WHAT YOU SHOULD DO: Search the data for the word "with" and copy every line where it occurs.

============

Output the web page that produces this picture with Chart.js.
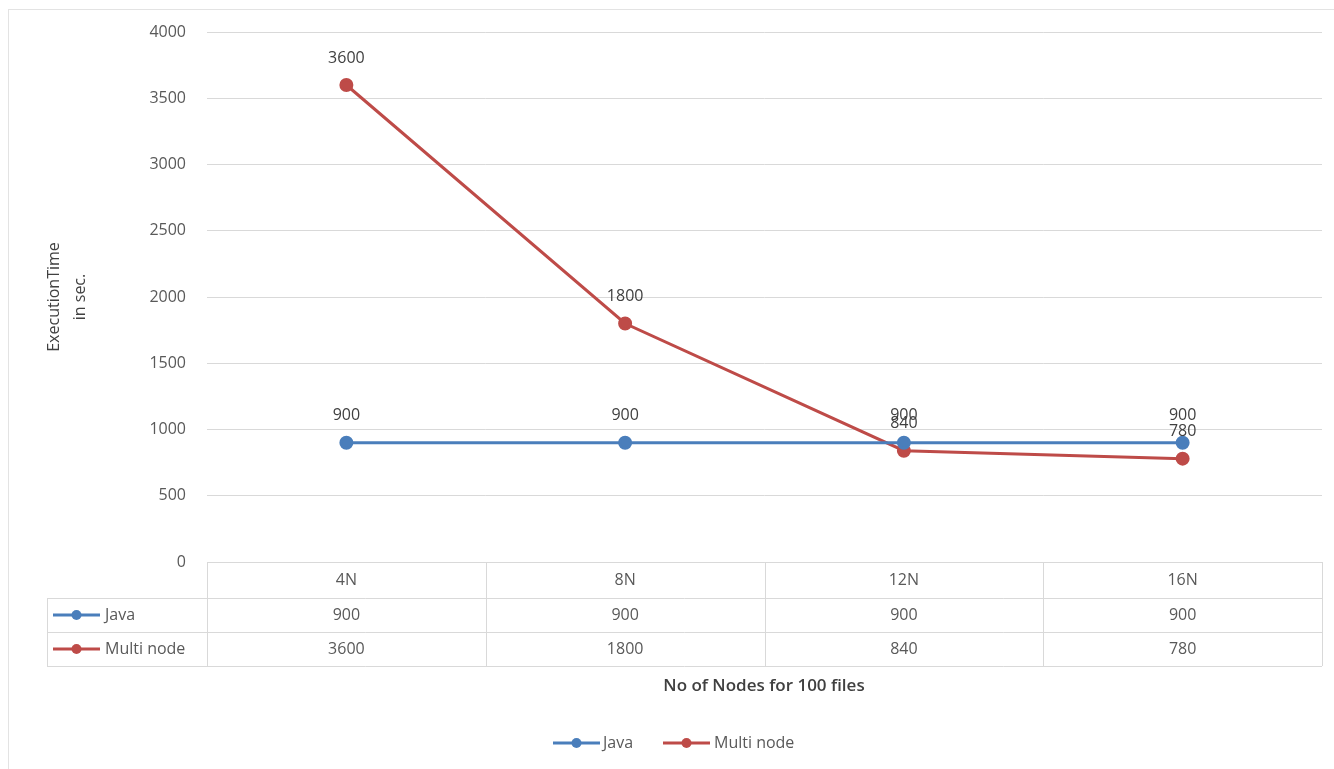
<!DOCTYPE html>
<html>
<head>
<meta charset="utf-8">
<script src="https://cdn.jsdelivr.net/npm/chart.js@4/dist/chart.umd.min.js"></script>
<style>
  html, body { margin: 0; padding: 0; background: #ffffff; }
  #wrap { width: 1334px; height: 769px; position: relative; }
</style>
</head>
<body>
<div id="wrap"><canvas id="c" width="1334" height="769"></canvas></div>
<script>
// Node counts on the horizontal axis
const categories = ['4N', '8N', '12N', '16N'];
// Execution time in seconds for each configuration
const javaTimes = [900, 900, 900, 900];
const multiNodeTimes = [3600, 1800, 840, 780];
// Value axis ticks
const yTicks = [0, 500, 1000, 1500, 2000, 2500, 3000, 3500, 4000];

const seriesNames = ['Java', 'Multi node'];
const seriesColors = ['#4a7ebb', '#be4b48'];
const FONT = '"Open Sans", "Noto Sans", sans-serif';
const TEXT = '#595959';
const GRID = '#d9d9d9';

// Draws a legend key: short line with a dot in the middle
function drawKey(ctx, x1, x2, y, color) {
  ctx.save();
  ctx.strokeStyle = color;
  ctx.lineWidth = 3;
  ctx.beginPath();
  ctx.moveTo(x1, y);
  ctx.lineTo(x2, y);
  ctx.stroke();
  ctx.fillStyle = color;
  ctx.beginPath();
  ctx.arc((x1 + x2) / 2, y, 5, 0, Math.PI * 2);
  ctx.fill();
  ctx.restore();
}

const decorations = {
  id: 'decorations',
  beforeDraw(chart) {
    const ctx = chart.ctx;
    ctx.save();
    ctx.fillStyle = '#ffffff';
    ctx.fillRect(0, 0, chart.width, chart.height);
    // outer frame
    ctx.strokeStyle = '#e3e3e3';
    ctx.lineWidth = 1;
    ctx.strokeRect(8.5, 9.5, chart.width + 10, chart.height + 10);
    ctx.restore();
  },
  afterDatasetsDraw(chart) {
    const ctx = chart.ctx;
    const area = chart.chartArea;
    const xs = chart.scales.x;

    // value labels above each point
    ctx.save();
    ctx.font = '16px ' + FONT;
    ctx.fillStyle = '#404040';
    ctx.textAlign = 'center';
    ctx.textBaseline = 'middle';
    chart.data.datasets.forEach((ds, di) => {
      const meta = chart.getDatasetMeta(di);
      meta.data.forEach((pt, i) => {
        ctx.fillText(String(ds.data[i]), pt.x, pt.y - 27);
      });
    });
    ctx.restore();

    // data table below the plot
    const top = area.bottom;
    const rowH = [36, 34, 34];
    const r1 = top + rowH[0];
    const r2 = r1 + rowH[1];
    const r3 = r2 + rowH[2];
    const leftCol = 47;
    const n = categories.length;
    const colW = (area.right - area.left) / n;

    ctx.save();
    ctx.strokeStyle = GRID;
    ctx.lineWidth = 1;
    ctx.beginPath();
    // horizontal rules
    ctx.moveTo(area.left, Math.round(top) + 0.5);
    ctx.lineTo(area.right, Math.round(top) + 0.5);
    [r1, r2, r3].forEach(y => {
      ctx.moveTo(leftCol, Math.round(y) + 0.5);
      ctx.lineTo(area.right, Math.round(y) + 0.5);
    });
    // vertical rules
    ctx.moveTo(leftCol + 0.5, r1);
    ctx.lineTo(leftCol + 0.5, r3);
    for (let i = 0; i <= n; i++) {
      const x = Math.round(area.left + i * colW) + 0.5;
      ctx.moveTo(x, top);
      ctx.lineTo(x, r3);
    }
    ctx.stroke();

    ctx.font = '16px ' + FONT;
    ctx.fillStyle = TEXT;
    ctx.textAlign = 'center';
    ctx.textBaseline = 'middle';
    categories.forEach((c, i) => {
      const cx = xs.getPixelForValue(i);
      ctx.fillText(c, cx, (top + r1) / 2);
      ctx.fillText(String(javaTimes[i]), cx, (r1 + r2) / 2);
      ctx.fillText(String(multiNodeTimes[i]), cx, (r2 + r3) / 2);
    });

    // series keys in the first column
    const rowMid = [(r1 + r2) / 2, (r2 + r3) / 2];
    seriesNames.forEach((name, si) => {
      drawKey(ctx, 53, 100, rowMid[si], seriesColors[si]);
      ctx.fillStyle = TEXT;
      ctx.textAlign = 'left';
      ctx.fillText(name, 105, rowMid[si]);
    });

    // horizontal axis title
    ctx.font = '600 17px ' + FONT;
    ctx.fillStyle = '#404040';
    ctx.textAlign = 'center';
    ctx.fillText('No of Nodes for 100 files', 764, 686);

    // vertical axis title
    ctx.save();
    ctx.translate(0, 297);
    ctx.rotate(-Math.PI / 2);
    ctx.font = '16px ' + FONT;
    ctx.fillText('ExecutionTime', 0, 54);
    ctx.fillText('in sec.', 0, 80);
    ctx.restore();

    // legend at the bottom
    ctx.font = '16px ' + FONT;
    ctx.fillStyle = TEXT;
    ctx.textAlign = 'left';
    drawKey(ctx, 553, 600, 743, seriesColors[0]);
    ctx.fillText(seriesNames[0], 603, 743);
    drawKey(ctx, 663, 710, 743, seriesColors[1]);
    ctx.fillStyle = TEXT;
    ctx.fillText(seriesNames[1], 714, 743);
    ctx.restore();
  }
};

new Chart(document.getElementById('c'), {
  type: 'line',
  data: {
    labels: categories,
    datasets: [
      {
        label: seriesNames[0],
        data: javaTimes,
        borderColor: seriesColors[0],
        backgroundColor: seriesColors[0],
        borderWidth: 3,
        pointRadius: 5.5,
        pointHoverRadius: 5.5,
        tension: 0
      },
      {
        label: seriesNames[1],
        data: multiNodeTimes,
        borderColor: seriesColors[1],
        backgroundColor: seriesColors[1],
        borderWidth: 3,
        pointRadius: 5.5,
        pointHoverRadius: 5.5,
        tension: 0
      }
    ]
  },
  options: {
    responsive: false,
    animation: false,
    events: [],
    layout: { padding: { left: 0, right: 12, top: 32, bottom: 207 } },
    plugins: {
      legend: { display: false },
      tooltip: { enabled: false }
    },
    scales: {
      x: {
        type: 'category',
        offset: true,
        display: false
      },
      y: {
        min: yTicks[0],
        max: yTicks[yTicks.length - 1],
        afterBuildTicks(scale) {
          scale.ticks = yTicks.map(v => ({ value: v }));
        },
        afterFit(scale) { scale.width = 207; },
        border: { display: false },
        grid: { color: GRID, lineWidth: 1, drawTicks: false },
        ticks: {
          padding: 21,
          color: TEXT,
          font: { family: FONT, size: 16 },
          callback: (v) => String(v)
        }
      }
    }
  },
  plugins: [decorations]
});
</script>
</body>
</html>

============

IN RESPONSE:
Output the web page that produces this picture with Chart.js.
// Draws a legend key: short line with a dot in the middle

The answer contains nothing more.